> [What to work on] Write out exactly the lines from the start of the entries through the one that contains "return 1 - y", including both.

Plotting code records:

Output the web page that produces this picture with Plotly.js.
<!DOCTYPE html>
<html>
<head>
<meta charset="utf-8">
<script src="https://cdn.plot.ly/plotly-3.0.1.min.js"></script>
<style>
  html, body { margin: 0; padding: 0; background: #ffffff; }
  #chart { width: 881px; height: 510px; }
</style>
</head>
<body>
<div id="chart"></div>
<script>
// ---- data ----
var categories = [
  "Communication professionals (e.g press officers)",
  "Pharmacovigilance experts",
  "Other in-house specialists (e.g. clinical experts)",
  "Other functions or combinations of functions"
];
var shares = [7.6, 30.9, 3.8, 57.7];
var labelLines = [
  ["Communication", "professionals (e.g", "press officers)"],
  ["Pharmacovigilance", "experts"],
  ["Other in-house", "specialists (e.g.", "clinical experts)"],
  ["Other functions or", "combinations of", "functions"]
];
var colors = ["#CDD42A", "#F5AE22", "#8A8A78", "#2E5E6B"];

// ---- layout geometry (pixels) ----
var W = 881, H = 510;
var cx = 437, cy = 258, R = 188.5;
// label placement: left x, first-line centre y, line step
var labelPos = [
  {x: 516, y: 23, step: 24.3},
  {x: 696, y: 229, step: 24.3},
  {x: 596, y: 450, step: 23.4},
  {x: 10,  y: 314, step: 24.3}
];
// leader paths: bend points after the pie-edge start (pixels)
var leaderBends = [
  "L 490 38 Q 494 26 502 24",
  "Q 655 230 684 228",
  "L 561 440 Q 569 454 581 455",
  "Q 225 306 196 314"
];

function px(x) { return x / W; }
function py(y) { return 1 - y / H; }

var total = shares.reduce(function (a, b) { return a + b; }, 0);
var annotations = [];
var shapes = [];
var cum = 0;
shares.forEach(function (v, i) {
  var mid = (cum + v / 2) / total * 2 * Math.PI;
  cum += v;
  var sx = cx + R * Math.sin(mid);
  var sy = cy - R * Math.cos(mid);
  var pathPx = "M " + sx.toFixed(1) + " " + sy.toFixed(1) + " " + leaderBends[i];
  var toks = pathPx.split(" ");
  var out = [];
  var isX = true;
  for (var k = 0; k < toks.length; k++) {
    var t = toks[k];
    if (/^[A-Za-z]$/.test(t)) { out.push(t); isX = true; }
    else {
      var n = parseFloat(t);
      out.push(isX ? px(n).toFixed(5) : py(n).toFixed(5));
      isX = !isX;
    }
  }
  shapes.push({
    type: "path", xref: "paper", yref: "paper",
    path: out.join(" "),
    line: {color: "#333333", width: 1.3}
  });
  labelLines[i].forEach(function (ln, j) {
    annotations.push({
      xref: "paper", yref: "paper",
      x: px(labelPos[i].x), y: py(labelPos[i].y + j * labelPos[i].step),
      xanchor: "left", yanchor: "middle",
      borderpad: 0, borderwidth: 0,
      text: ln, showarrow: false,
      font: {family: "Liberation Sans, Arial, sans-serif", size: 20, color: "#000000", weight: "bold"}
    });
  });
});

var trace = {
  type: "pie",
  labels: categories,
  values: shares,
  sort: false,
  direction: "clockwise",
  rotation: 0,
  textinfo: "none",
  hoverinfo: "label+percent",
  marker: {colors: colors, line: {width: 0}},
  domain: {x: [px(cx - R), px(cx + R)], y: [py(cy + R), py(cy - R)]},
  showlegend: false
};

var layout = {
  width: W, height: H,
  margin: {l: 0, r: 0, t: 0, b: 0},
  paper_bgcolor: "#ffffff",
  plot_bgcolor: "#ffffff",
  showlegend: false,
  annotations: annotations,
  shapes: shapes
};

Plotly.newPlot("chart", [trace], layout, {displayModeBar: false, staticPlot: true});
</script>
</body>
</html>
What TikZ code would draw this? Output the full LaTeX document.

> [Complete output]
Output the web page that produces this picture with Plotly.js.
<!DOCTYPE html>
<html>
<head>
<meta charset="utf-8">
<script src="https://cdn.plot.ly/plotly-3.0.1.min.js"></script>
<style>
  html, body { margin: 0; padding: 0; background: #ffffff; }
  #chart { width: 881px; height: 510px; }
</style>
</head>
<body>
<div id="chart"></div>
<script>
// ---- data ----
var categories = [
  "Communication professionals (e.g press officers)",
  "Pharmacovigilance experts",
  "Other in-house specialists (e.g. clinical experts)",
  "Other functions or combinations of functions"
];
var shares = [7.6, 30.9, 3.8, 57.7];
var labelLines = [
  ["Communication", "professionals (e.g", "press officers)"],
  ["Pharmacovigilance", "experts"],
  ["Other in-house", "specialists (e.g.", "clinical experts)"],
  ["Other functions or", "combinations of", "functions"]
];
var colors = ["#CDD42A", "#F5AE22", "#8A8A78", "#2E5E6B"];

// ---- layout geometry (pixels) ----
var W = 881, H = 510;
var cx = 437, cy = 258, R = 188.5;
// label placement: left x, first-line centre y, line step
var labelPos = [
  {x: 516, y: 23, step: 24.3},
  {x: 696, y: 229, step: 24.3},
  {x: 596, y: 450, step: 23.4},
  {x: 10,  y: 314, step: 24.3}
];
// leader paths: bend points after the pie-edge start (pixels)
var leaderBends = [
  "L 490 38 Q 494 26 502 24",
  "Q 655 230 684 228",
  "L 561 440 Q 569 454 581 455",
  "Q 225 306 196 314"
];

function px(x) { return x / W; }
function py(y) { return 1 - y / H; }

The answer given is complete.